▶ **PROBLEM STATEMENT**:
Skip all pictures. Write out the data below from its first line through the line that contains "ha='left' if i".

▶ **INFORMATION SUPPLIED**:
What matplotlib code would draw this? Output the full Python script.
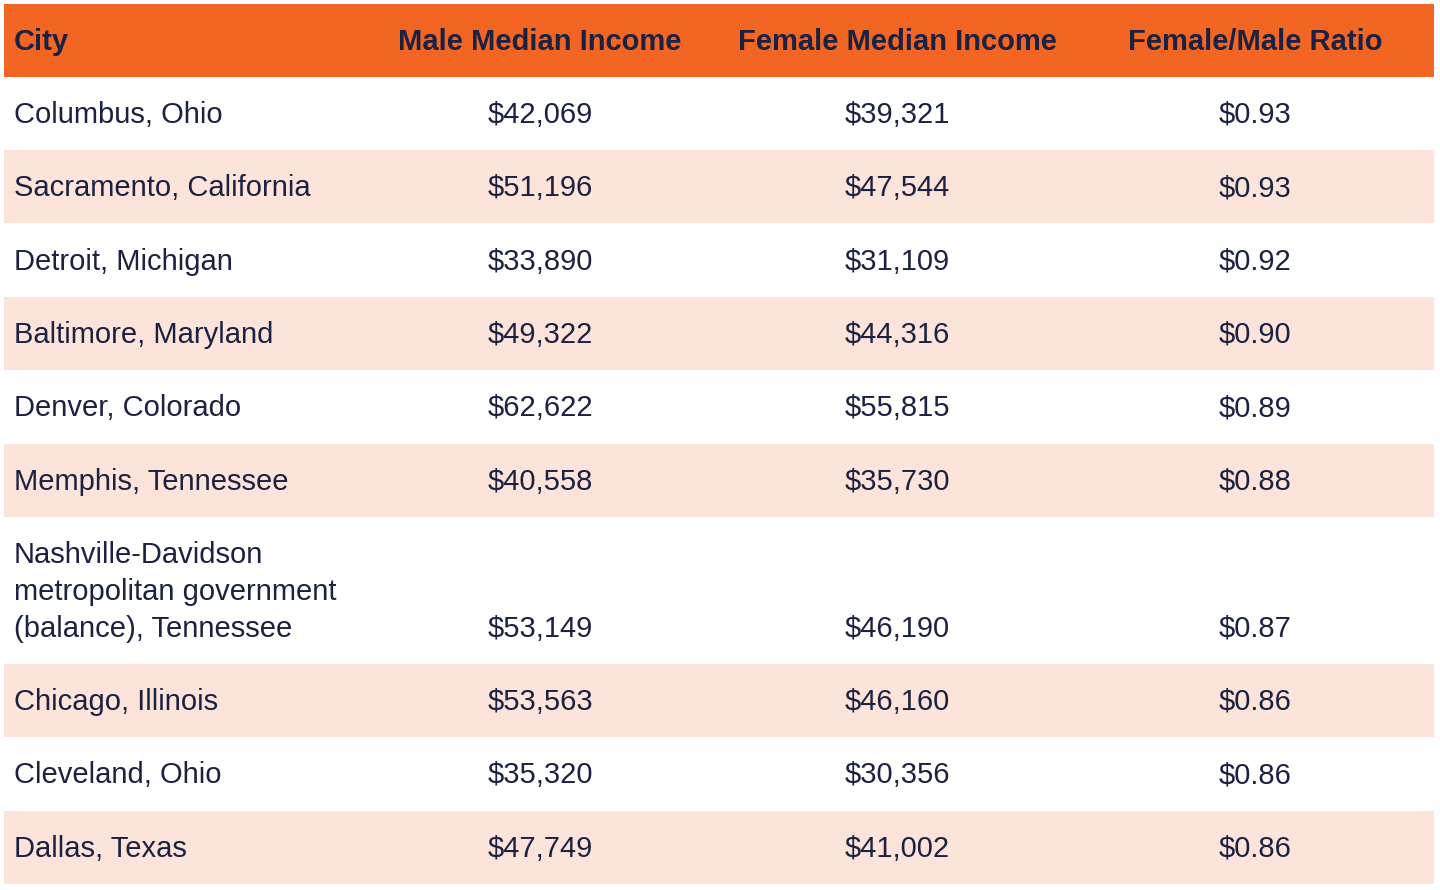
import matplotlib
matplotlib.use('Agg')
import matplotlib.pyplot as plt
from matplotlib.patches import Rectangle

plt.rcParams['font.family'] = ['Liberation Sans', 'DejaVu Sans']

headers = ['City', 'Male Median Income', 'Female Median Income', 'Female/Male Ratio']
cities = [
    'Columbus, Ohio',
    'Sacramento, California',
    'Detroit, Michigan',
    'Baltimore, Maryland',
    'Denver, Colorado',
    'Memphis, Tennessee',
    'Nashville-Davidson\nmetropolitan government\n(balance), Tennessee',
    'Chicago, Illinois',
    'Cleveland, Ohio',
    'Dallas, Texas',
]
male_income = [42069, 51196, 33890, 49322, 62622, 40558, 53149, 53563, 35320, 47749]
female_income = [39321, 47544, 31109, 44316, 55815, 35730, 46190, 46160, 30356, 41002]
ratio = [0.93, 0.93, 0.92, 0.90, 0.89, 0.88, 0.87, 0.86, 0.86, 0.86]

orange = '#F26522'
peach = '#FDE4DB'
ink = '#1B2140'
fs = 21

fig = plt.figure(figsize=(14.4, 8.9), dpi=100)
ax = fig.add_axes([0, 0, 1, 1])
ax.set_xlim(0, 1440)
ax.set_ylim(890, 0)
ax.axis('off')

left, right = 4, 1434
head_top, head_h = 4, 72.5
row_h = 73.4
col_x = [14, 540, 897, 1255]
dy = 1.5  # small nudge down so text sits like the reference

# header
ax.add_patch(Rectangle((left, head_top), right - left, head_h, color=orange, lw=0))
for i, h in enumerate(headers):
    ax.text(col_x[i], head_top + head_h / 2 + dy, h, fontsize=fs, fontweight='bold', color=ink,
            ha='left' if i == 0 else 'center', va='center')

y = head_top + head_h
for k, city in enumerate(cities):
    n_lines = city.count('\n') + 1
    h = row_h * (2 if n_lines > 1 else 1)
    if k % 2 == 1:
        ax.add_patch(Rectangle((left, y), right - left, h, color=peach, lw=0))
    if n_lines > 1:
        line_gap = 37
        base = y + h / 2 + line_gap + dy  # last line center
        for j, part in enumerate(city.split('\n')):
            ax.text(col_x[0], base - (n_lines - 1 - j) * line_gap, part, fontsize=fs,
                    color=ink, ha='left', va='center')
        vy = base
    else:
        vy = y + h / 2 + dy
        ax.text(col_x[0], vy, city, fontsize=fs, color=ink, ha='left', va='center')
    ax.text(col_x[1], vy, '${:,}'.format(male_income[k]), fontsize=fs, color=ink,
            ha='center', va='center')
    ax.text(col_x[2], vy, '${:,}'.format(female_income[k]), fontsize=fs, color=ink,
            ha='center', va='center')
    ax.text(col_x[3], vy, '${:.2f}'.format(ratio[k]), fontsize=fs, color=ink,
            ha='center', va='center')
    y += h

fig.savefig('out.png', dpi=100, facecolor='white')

▶ **CORRECT RESULT**:
What matplotlib code would draw this? Output the full Python script.
import matplotlib
matplotlib.use('Agg')
import matplotlib.pyplot as plt
from matplotlib.patches import Rectangle

plt.rcParams['font.family'] = ['Liberation Sans', 'DejaVu Sans']

headers = ['City', 'Male Median Income', 'Female Median Income', 'Female/Male Ratio']
cities = [
    'Columbus, Ohio',
    'Sacramento, California',
    'Detroit, Michigan',
    'Baltimore, Maryland',
    'Denver, Colorado',
    'Memphis, Tennessee',
    'Nashville-Davidson\nmetropolitan government\n(balance), Tennessee',
    'Chicago, Illinois',
    'Cleveland, Ohio',
    'Dallas, Texas',
]
male_income = [42069, 51196, 33890, 49322, 62622, 40558, 53149, 53563, 35320, 47749]
female_income = [39321, 47544, 31109, 44316, 55815, 35730, 46190, 46160, 30356, 41002]
ratio = [0.93, 0.93, 0.92, 0.90, 0.89, 0.88, 0.87, 0.86, 0.86, 0.86]

orange = '#F26522'
peach = '#FDE4DB'
ink = '#1B2140'
fs = 21

fig = plt.figure(figsize=(14.4, 8.9), dpi=100)
ax = fig.add_axes([0, 0, 1, 1])
ax.set_xlim(0, 1440)
ax.set_ylim(890, 0)
ax.axis('off')

left, right = 4, 1434
head_top, head_h = 4, 72.5
row_h = 73.4
col_x = [14, 540, 897, 1255]
dy = 1.5  # small nudge down so text sits like the reference

# header
ax.add_patch(Rectangle((left, head_top), right - left, head_h, color=orange, lw=0))
for i, h in enumerate(headers):
    ax.text(col_x[i], head_top + head_h / 2 + dy, h, fontsize=fs, fontweight='bold', color=ink,
            ha='left' if i == 0 else 'center', va='center')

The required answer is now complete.